Wednesday, August 28

8/27

The stone house up the hill alongside Mill Plain Rd is quiet at night. When it was deep summer, the window air conditioner made a constant hum. But summer is inching to a close, the air conditioner is off now. If I listen closely, however, I can hear cars going about on I-95 which isn't super far away. The thin glass door which is also my window does not block off sound well - it does not need to, in fact, silence is not quite the absence of sound, but rather the abundance of scattered, far away rumbles. Within the stone house inside the room where I routinely sit, words and voices are heard rarely, and only through either the Sony portable speaker connected to my phone, or built-in speakers of my laptop. At the push of a button, whichever words and voices that were uttered at said time would pause and then not resume for a long time, or resume but with an entirely different tone, narrating an entirely different subject. The algorithm that produces the content on the web nowadays ensures that content is abundant enough that it is practically infinite for a human lifespan. The tradeoff would then be between the natural quietness of the stone house and its surroundings and the artificial festivities of whatever the algorithm decides to spit out. But the reality in here, I observe, is more rotational, with each option taking turns governing the room. In between the turns the stone house and the room in it sometimes feel like the central pillar of existence of this reality, through the alternating Boolean states of noise and silence, activity, and tranquility, they produce and encapsulate everything that at least given the constraint of reasonableness, is at all possible. Thoughts which only sporadically sizzle up, get mixed with them like spices on a rotisserie chicken, making up a whole and coherent culinary package. But "feel like" is never "is", the same way that "want" does not align with "get", and "need" with "have".

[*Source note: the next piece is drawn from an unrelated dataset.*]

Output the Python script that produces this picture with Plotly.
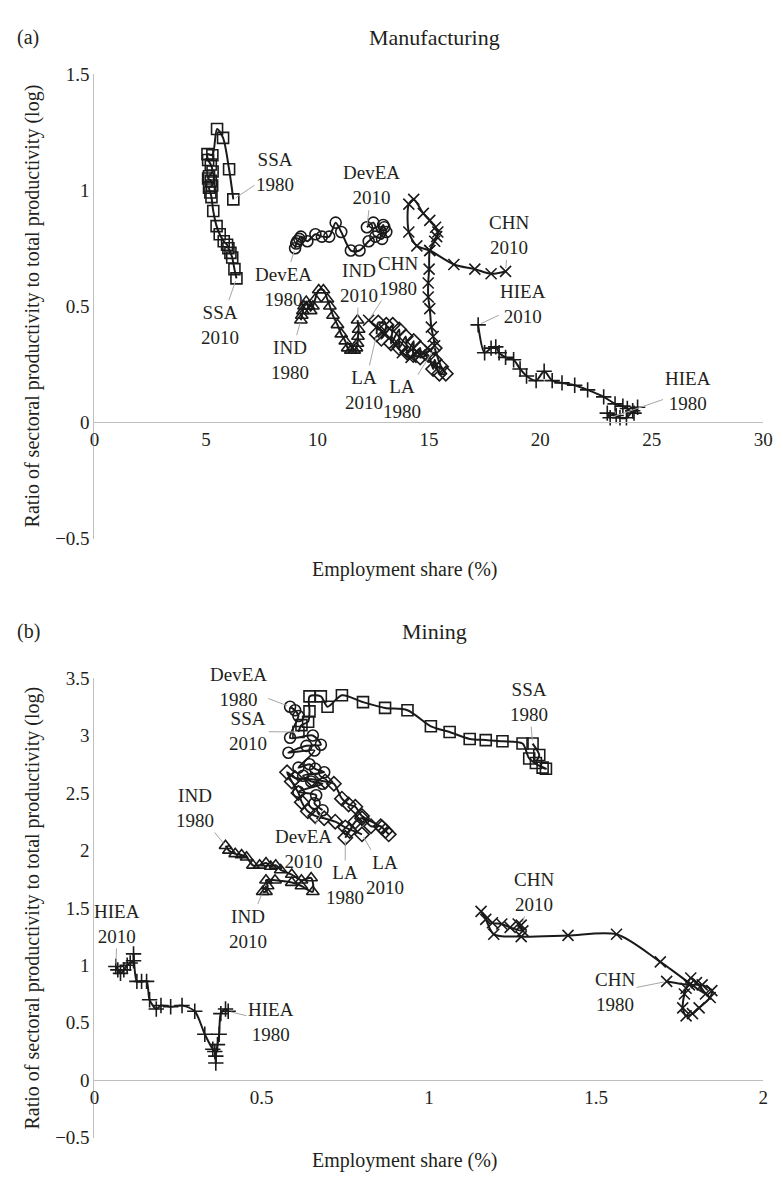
import plotly.graph_objects as go

# ---------------- Panel (a) Manufacturing ----------------
a_ssa_x = [6.23, 6.04, 5.77, 5.50, 5.29, 5.07, 5.10, 5.22, 5.30, 5.14, 5.10, 5.22, 5.28, 5.14, 5.20, 5.25, 5.33, 5.48, 5.62, 5.80, 5.95, 6.01, 6.10, 6.18, 6.28, 6.37]
a_ssa_y = [0.96, 1.09, 1.225, 1.263, 1.15, 1.155, 1.13, 1.11, 1.08, 1.06, 1.05, 1.04, 1.02, 1.01, 0.99, 0.97, 0.91, 0.845, 0.81, 0.78, 0.765, 0.75, 0.73, 0.71, 0.66, 0.62]

a_devea_x = [9.00, 9.05, 9.10, 9.19, 9.26, 9.55, 9.91, 10.20, 10.53, 10.82, 11.07, 11.50, 11.89, 12.30, 12.60, 12.90, 13.09, 13.00, 12.95, 12.73, 12.51, 12.22]
a_devea_y = [0.75, 0.77, 0.78, 0.79, 0.80, 0.78, 0.81, 0.80, 0.80, 0.86, 0.82, 0.74, 0.74, 0.78, 0.80, 0.79, 0.82, 0.84, 0.85, 0.82, 0.86, 0.84]

a_ind_x = [9.26, 9.30, 9.35, 9.40, 9.50, 9.60, 9.70, 9.80, 9.90, 10.06, 10.27, 10.45, 10.56, 10.70, 10.90, 11.07, 11.25, 11.36, 11.50, 11.65, 11.75, 11.80, 11.82, 11.85, 11.80]
a_ind_y = [0.44, 0.46, 0.48, 0.50, 0.52, 0.50, 0.48, 0.50, 0.53, 0.57, 0.57, 0.53, 0.50, 0.46, 0.42, 0.38, 0.35, 0.32, 0.31, 0.31, 0.32, 0.34, 0.37, 0.40, 0.44]

a_chn_x = [12.30, 12.95, 13.45, 13.81, 14.20, 14.60, 15.04, 15.26, 15.19, 15.11, 15.04, 14.97, 14.97, 15.01, 15.04, 15.26, 15.35, 15.40, 15.30, 15.04, 14.75, 14.32, 14.10, 14.10, 14.46, 15.04, 16.12, 17.06, 17.79, 18.44]
a_chn_y = [0.44, 0.39, 0.34, 0.30, 0.28, 0.29, 0.31, 0.33, 0.37, 0.41, 0.49, 0.54, 0.60, 0.66, 0.74, 0.78, 0.80, 0.82, 0.84, 0.87, 0.90, 0.96, 0.94, 0.82, 0.76, 0.74, 0.68, 0.66, 0.64, 0.65]

a_la_x = [15.26, 15.55, 15.76, 15.47, 15.26, 15.19, 14.97, 14.61, 14.61, 14.30, 14.32, 14.03, 13.96, 13.67, 13.67, 13.30, 13.38, 12.87, 13.09, 12.73, 12.66]
a_la_y = [0.32, 0.24, 0.21, 0.21, 0.27, 0.23, 0.29, 0.28, 0.32, 0.29, 0.35, 0.30, 0.37, 0.32, 0.40, 0.34, 0.42, 0.36, 0.42, 0.43, 0.38]

a_hiea_x = [23.13, 23.00, 23.40, 23.57, 23.86, 24.14, 24.36, 24.20, 23.90, 23.70, 23.35, 22.84, 22.12, 21.54, 20.97, 20.53, 20.17, 19.81, 19.38, 19.09, 18.80, 18.44, 18.15, 18.00, 17.79, 17.50, 17.21]
a_hiea_y = [0.02, 0.04, 0.03, 0.02, 0.02, 0.05, 0.065, 0.04, 0.06, 0.07, 0.08, 0.11, 0.14, 0.16, 0.17, 0.18, 0.22, 0.18, 0.20, 0.23, 0.27, 0.28, 0.30, 0.325, 0.32, 0.30, 0.42]

# ---------------- Panel (b) Mining ----------------
b_ssa_x = [1.31, 1.33, 1.32, 1.35, 1.34, 1.30, 1.28, 1.22, 1.17, 1.122, 1.062, 1.006, 0.936, 0.869, 0.803, 0.74, 0.697, 0.677, 0.643, 0.643, 0.639, 0.619, 0.61]
b_ssa_y = [2.93, 2.83, 2.76, 2.71, 2.72, 2.80, 2.93, 2.95, 2.96, 2.97, 3.03, 3.08, 3.22, 3.24, 3.29, 3.35, 3.25, 3.34, 3.34, 3.21, 3.12, 3.09, 3.03]

b_devea_x = [0.585, 0.60, 0.61, 0.585, 0.653, 0.677, 0.634, 0.58, 0.658, 0.61, 0.643, 0.66, 0.687, 0.624, 0.648, 0.682, 0.61, 0.663, 0.658, 0.682]
b_devea_y = [3.25, 3.22, 3.17, 2.98, 3.00, 2.92, 2.91, 2.85, 2.87, 2.72, 2.75, 2.71, 2.68, 2.65, 2.60, 2.58, 2.51, 2.48, 2.41, 2.35]

b_la_x = [0.75, 0.763, 0.78, 0.80, 0.827, 0.856, 0.87, 0.88, 0.86, 0.80, 0.78, 0.76, 0.74, 0.716, 0.69, 0.65, 0.60, 0.576, 0.59, 0.61, 0.62, 0.638, 0.66, 0.687, 0.72, 0.75, 0.80]
b_la_y = [2.11, 2.17, 2.25, 2.28, 2.21, 2.21, 2.17, 2.14, 2.20, 2.30, 2.38, 2.40, 2.45, 2.58, 2.60, 2.62, 2.63, 2.68, 2.60, 2.50, 2.42, 2.34, 2.30, 2.28, 2.25, 2.20, 2.14]

b_ind_x = [0.392, 0.402, 0.421, 0.44, 0.455, 0.474, 0.494, 0.513, 0.527, 0.542, 0.557, 0.59, 0.619, 0.648, 0.653, 0.619, 0.59, 0.54, 0.513, 0.518, 0.513, 0.503]
b_ind_y = [2.04, 2.00, 1.97, 1.96, 1.94, 1.87, 1.87, 1.89, 1.86, 1.87, 1.83, 1.79, 1.74, 1.76, 1.64, 1.69, 1.72, 1.74, 1.74, 1.69, 1.64, 1.64]

b_hiea_x = [0.40, 0.392, 0.378, 0.373, 0.368, 0.363, 0.363, 0.36, 0.354, 0.33, 0.30, 0.262, 0.228, 0.199, 0.185, 0.165, 0.156, 0.141, 0.127, 0.117, 0.117, 0.107, 0.098, 0.088, 0.078, 0.07, 0.064]
b_hiea_y = [0.60, 0.62, 0.58, 0.40, 0.31, 0.21, 0.15, 0.25, 0.27, 0.40, 0.60, 0.65, 0.64, 0.65, 0.62, 0.70, 0.86, 0.86, 0.86, 1.10, 1.04, 1.02, 1.00, 0.96, 0.93, 0.96, 0.99]

b_chn_x = [1.711, 1.779, 1.817, 1.846, 1.841, 1.808, 1.788, 1.769, 1.759, 1.764, 1.769, 1.783, 1.80, 1.827, 1.692, 1.561, 1.416, 1.276, 1.194, 1.17, 1.156, 1.19, 1.218, 1.243, 1.281, 1.267, 1.276]
b_chn_y = [0.86, 0.83, 0.83, 0.78, 0.72, 0.63, 0.58, 0.56, 0.63, 0.75, 0.80, 0.89, 0.85, 0.75, 1.03, 1.27, 1.26, 1.25, 1.27, 1.40, 1.47, 1.37, 1.36, 1.33, 1.30, 1.36, 1.35]

a_xticks = [0, 5, 10, 15, 20, 25, 30]
a_yticks = [-0.5, 0, 0.5, 1, 1.5]
a_ytext = ["\u22120.5", "0", "0.5", "1", "1.5"]
b_xticks = [0, 0.5, 1, 1.5, 2]
b_xtext = ["0", "0.5", "1", "1.5", "2"]
b_yticks = [-0.5, 0, 0.5, 1, 1.5, 2, 2.5, 3, 3.5]
b_ytext = ["\u22120.5", "0", "0.5", "1", "1.5", "2", "2.5", "3", "3.5"]

FONT = "Liberation Serif, DejaVu Serif, serif"
TXT = "#231f20"
W, H = 783, 1179

fig = go.Figure()

def add_series(x, y, sym, xa, ya, size=11):
    fig.add_trace(go.Scatter(
        x=x, y=y, xaxis=xa, yaxis=ya, mode="lines+markers",
        line=dict(color="#1a1a1a", width=2, shape="spline", smoothing=0.8),
        marker=dict(symbol=sym, size=size, color="#1a1a1a",
                    line=dict(color="#1a1a1a", width=1.6)),
        showlegend=False, hoverinfo="skip"))

series_a = [(a_ssa_x, a_ssa_y, "square-open"), (a_devea_x, a_devea_y, "circle-open"),
            (a_ind_x, a_ind_y, "triangle-up-open"), (a_la_x, a_la_y, "diamond-open"),
            (a_chn_x, a_chn_y, "x-thin"), (a_hiea_x, a_hiea_y, "cross-thin")]
series_b = [(b_ssa_x, b_ssa_y, "square-open"), (b_devea_x, b_devea_y, "circle-open"),
            (b_ind_x, b_ind_y, "triangle-up-open"), (b_la_x, b_la_y, "diamond-open"),
            (b_chn_x, b_chn_y, "x-thin"), (b_hiea_x, b_hiea_y, "cross-thin")]
for x, y, s in series_a:
    add_series(x, y, s, "x", "y")
for x, y, s in series_b:
    add_series(x, y, s, "x2", "y2")

xdom = [83 / W, 765 / W]
ya_dom = [1 - 530 / H, 1 - 57 / H]
yb_dom = [1 - 1140 / H, 1 - 672 / H]
pos_a = ya_dom[0] + (0 - (-0.5)) / 2.0 * (ya_dom[1] - ya_dom[0])
pos_b = yb_dom[0] + (0 - (-0.5)) / 4.0 * (yb_dom[1] - yb_dom[0])

axis_common = dict(showgrid=False, zeroline=False, showline=True, linecolor="#bfbfbf",
                   linewidth=1, ticks="", tickfont=dict(family=FONT, size=19, color=TXT))

fig.update_layout(
    width=W, height=H, margin=dict(l=0, r=0, t=0, b=0),
    paper_bgcolor="white", plot_bgcolor="white",
    font=dict(family=FONT, color=TXT),
    xaxis=dict(domain=xdom, range=[0, 30], anchor="free", position=pos_a,
               tickvals=a_xticks, ticktext=[str(v) for v in a_xticks], **axis_common),
    yaxis=dict(domain=ya_dom, range=[-0.5, 1.5], anchor="x",
               tickvals=a_yticks, ticktext=a_ytext, **axis_common),
    xaxis2=dict(domain=xdom, range=[0, 2], anchor="free", position=pos_b,
                tickvals=b_xticks, ticktext=b_xtext, **axis_common),
    yaxis2=dict(domain=yb_dom, range=[-0.5, 3.5], anchor="x2",
                tickvals=b_yticks, ticktext=b_ytext, **axis_common),
)

labels_a = [
    ("SSA<br>1980", a_ssa_x, a_ssa_y, 0, 8.1, 1.08),
    ("SSA<br>2010", a_ssa_x, a_ssa_y, -1, 5.65, 0.42),
    ("DevEA<br>1980", a_devea_x, a_devea_y, 0, 8.47, 0.585),
    ("DevEA<br>2010", a_devea_x, a_devea_y, -1, 12.44, 1.02),
    ("IND<br>1980", a_ind_x, a_ind_y, 0, 8.76, 0.27),
    ("IND<br>2010", a_ind_x, a_ind_y, -1, 11.86, 0.60),
    ("CHN<br>1980", a_chn_x, a_chn_y, 0, 13.6, 0.63),
    ("CHN<br>2010", a_chn_x, a_chn_y, -1, 18.58, 0.805),
    ("LA<br>1980", a_la_x, a_la_y, 0, 13.81, 0.10),
    ("LA<br>2010", a_la_x, a_la_y, -1, 12.08, 0.14),
    ("HIEA<br>1980", a_hiea_x, a_hiea_y, 0, 26.6, 0.135),
    ("HIEA<br>2010", a_hiea_x, a_hiea_y, -1, 19.23, 0.51),
]
labels_b = [
    ("DevEA<br>1980", b_devea_x, b_devea_y, 0, 0.43, 3.42),
    ("SSA<br>2010", b_ssa_x, b_ssa_y, -1, 0.46, 3.035),
    ("SSA<br>1980", b_ssa_x, b_ssa_y, 0, 1.30, 3.29),
    ("IND<br>1980", b_ind_x, b_ind_y, 0, 0.30, 2.37),
    ("DevEA<br>2010", b_devea_x, b_devea_y, -1, 0.625, 2.01),
    ("LA<br>1980", b_la_x, b_la_y, 0, 0.75, 1.70),
    ("LA<br>2010", b_la_x, b_la_y, -1, 0.87, 1.79),
    ("IND<br>2010", b_ind_x, b_ind_y, -1, 0.46, 1.32),
    ("HIEA<br>2010", b_hiea_x, b_hiea_y, -1, 0.069, 1.36),
    ("HIEA<br>1980", b_hiea_x, b_hiea_y, 0, 0.528, 0.51),
    ("CHN<br>2010", b_chn_x, b_chn_y, -1, 1.315, 1.64),
    ("CHN<br>1980", b_chn_x, b_chn_y, 0, 1.557, 0.77),
]

anns = []
for labels, xr, yr in ((labels_a, "x", "y"), (labels_b, "x2", "y2")):
    for text, sx, sy, i, tx, ty in labels:
        anns.append(dict(text=text, x=sx[i], y=sy[i], xref=xr, yref=yr,
                         ax=tx, ay=ty, axref=xr, ayref=yr, showarrow=True,
                         arrowhead=0, arrowwidth=1, arrowcolor="#a6a6a6", standoff=3,
                         font=dict(family=FONT, size=19, color=TXT), align="center"))

def txt(text, x, y, size=20, angle=0, xanchor="center"):
    anns.append(dict(text=text, x=x / W, y=1 - y / H, xref="paper", yref="paper",
                     showarrow=False, textangle=angle, xanchor=xanchor, yanchor="middle",
                     font=dict(family=FONT, size=size, color=TXT)))

txt("(a)", 2, 20, 20, xanchor="left")
txt("Manufacturing", 430, 20, 22)
txt("Employment share (%)", 400, 562, 20)
txt("Ratio of sectoral productivity to total productivity (log)", 20, 293, 20, angle=-90)
txt("(b)", 2, 625, 20, xanchor="left")
txt("Mining", 430, 625, 22)
txt("Employment share (%)", 400, 1163, 20)
txt("Ratio of sectoral productivity to total productivity (log)", 20, 906, 20, angle=-90)

fig.update_layout(annotations=anns)
fig.write_html("out.html")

The stone house and its room are only part of a constellation of things that are far more grandiose and riled up. These are, for example, the corporate office that I subscribe to, the people in it, the Metro-North Railroad and the not-so-distant NYC, friends that I like a little bit, somewhat, or a lot, and the martinis, karaokes, lights that represent a roster of people that I have not even come across. In between the other things are the stone house and its room, or in between the stone house and its room are the other things. Whichever they are, their totality nourishes, chastises, educates, and eventually, assimilates me like how eyeglasses gradually become one with the person wearing them. At the beginning of each day my exit from the stone house and the room is my entrance to perhaps other houses and other rooms; and at the end of each day my entrance to the stone house and the room is an exit from other houses and other rooms. I exit, I enter, on repeat, days into weeks into months into years, and finally into decades that take up increasingly sizable chunks of my life's surface area. More and more things gradually start to make sense; more and more things gradually stop. Or more precisely speaking, fewer and fewer things are categorically definable. Things and the people creating them are coalescing into a blend of non-descript gray, around which tokenized viewpoints, emotions, and many humanly or animalistic ideals swirl around like how the myriad gas clouds, star systems, and the dusts around them orbit a galactic center.

Amidst the stone house and its room, I sit stately without committing to any interpretation of truth. The absence of the hum of the air conditioner in the background has made the room feel suddenly smaller. If previously I felt I was viscerally connected to it in some way, now I no longer feel like it. Its darkened physical boundaries have faded with nothing to replace them. As a matter of fact, I am not connected to anything. Relative to the cosmic microwave background I am moving through space at a rough speed of 370km/s, a number when timed by the seconds elapsed since when past events have occurred or until when future events will occur would explain the distance I am away from them. For now, sheltered by the stone house and its room, I sit stately.